Smart plugs deserve a mention because they’re the least glamorous and most immediately useful entry point into bedroom automation. Any lamp you already own becomes a smart lamp. Your phone charger can be put on a schedule. Your white noise machine can be integrated into scenes without buying a purpose-built smart device. A four-pack of good smart plugs costs less than dinner out and immediately expands what’s possible without replacing anything.

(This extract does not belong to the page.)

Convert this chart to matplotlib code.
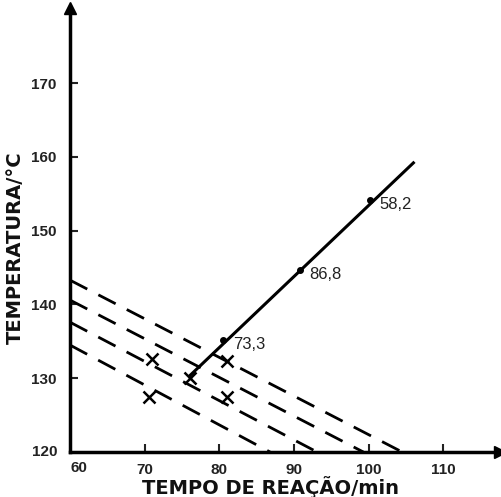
import matplotlib
matplotlib.use("Agg")
import matplotlib.pyplot as plt

plt.rcParams['font.family'] = ['Liberation Sans', 'DejaVu Sans']

# linha solida (ajuste)
line_t = [76.1, 106.0]
line_T = [130.4, 159.2]

# pontos marcados na reta e seus rotulos
pt_t = [80.5, 90.8, 100.2]
pt_T = [135.2, 144.7, 154.1]
pt_lab = ['73,3', '86,8', '58,2']

# pontos experimentais (x)
x_t = [71.0, 70.6, 76.1, 81.0, 81.0]
x_T = [132.6, 127.4, 130.0, 132.4, 127.5]

# retas tracejadas: temperatura em t=60 e tempo onde chegam a 120
dash_T0 = [143.3, 140.6, 137.6, 134.5]
dash_tend = [104.5, 99.3, 93.1, 86.8]

xticks = [70, 80, 90, 100, 110]
yticks = [130, 140, 150, 160, 170]

fig = plt.figure(figsize=(5.01, 4.97), dpi=100)
ax = fig.add_axes([0.1397, 0.0905, 0.8583, 0.8935])

for T0, te in zip(dash_T0, dash_tend):
    ax.plot([60, te], [T0, 120], color='black', lw=2.0, dashes=(7, 4.5), solid_capstyle='butt')

ax.plot(line_t, line_T, color='black', lw=2.2)
ax.plot(pt_t, pt_T, 'o', color='black', ms=4)
for t, T, s in zip(pt_t, pt_T, pt_lab):
    ax.text(t + 1.3, T - 0.6, s, fontsize=12, color='#222222', va='center', ha='left')

ax.plot(x_t, x_T, 'x', color='black', ms=9, mew=1.8)

ax.set_xlim(60, 117.6)
ax.set_ylim(120, 180.2)
ax.spines['top'].set_visible(False)
ax.spines['right'].set_visible(False)
ax.spines['left'].set_linewidth(2.5)
ax.spines['bottom'].set_linewidth(2.5)
ax.plot(1, 0, '>k', ms=8, transform=ax.transAxes, clip_on=False)
ax.plot(0, 1, '^k', ms=8, transform=ax.transAxes, clip_on=False)

ax.set_xticks(xticks)
ax.set_yticks(yticks)
ax.tick_params(direction='in', length=6, width=1.5, labelsize=11, colors='#222222')
ax.tick_params(axis='x', pad=8)
ax.tick_params(axis='y', pad=10)
for lb in ax.get_xticklabels() + ax.get_yticklabels():
    lb.set_fontweight('bold')
ax.text(-0.03, 0, '120', transform=ax.transAxes, ha='right', va='center',
        fontsize=11, fontweight='bold', color='#222222')
ax.text(0.02, -0.036, '60', transform=ax.transAxes, ha='center', va='center',
        fontsize=11, fontweight='bold', color='#222222')

fig.text(271 / 501, 1 - 487 / 497, 'TEMPO DE REAÇÃO/min', ha='center', va='center',
         fontsize=14, fontweight='bold', family='DejaVu Sans', color='#111111')
fig.text(15 / 501, 1 - 248 / 497, 'TEMPERATURA/°C', ha='center', va='center',
         rotation=90, fontsize=14, fontweight='bold', family='DejaVu Sans', color='#111111')

fig.savefig('out.png', dpi=100)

The under-mattress sleep trackers like Withings Sleep or the older version of Eight Sleep’s sensor pad provide data about your actual sleep architecture without requiring you to wear anything. The information feeds back into automations if your deep sleep phase is consistently short, you can test whether adjusting your temperature schedule or your lighting dim-down time makes a measurable difference. That feedback loop is where the automation stops being a gadget and starts being a genuine tool.

One Room, One Rule

The bedroom has one job. It exists to support sleep, recovery, and the transition between the demands of the day and the reset that comes with night. Every decision you make about what technology goes in there should be evaluated against that single criterion.

The automated bedroom isn’t about filling a room with devices. It’s about removing every small obstacle the too-bright light, the wrong temperature, the noise you can’t control, the decision fatigue of managing variables manually until the room itself becomes effortless. Until getting into bed feels like the environment is already waiting for you, already set exactly right, without you having to ask.

That’s not laziness. That’s just knowing what the room is for.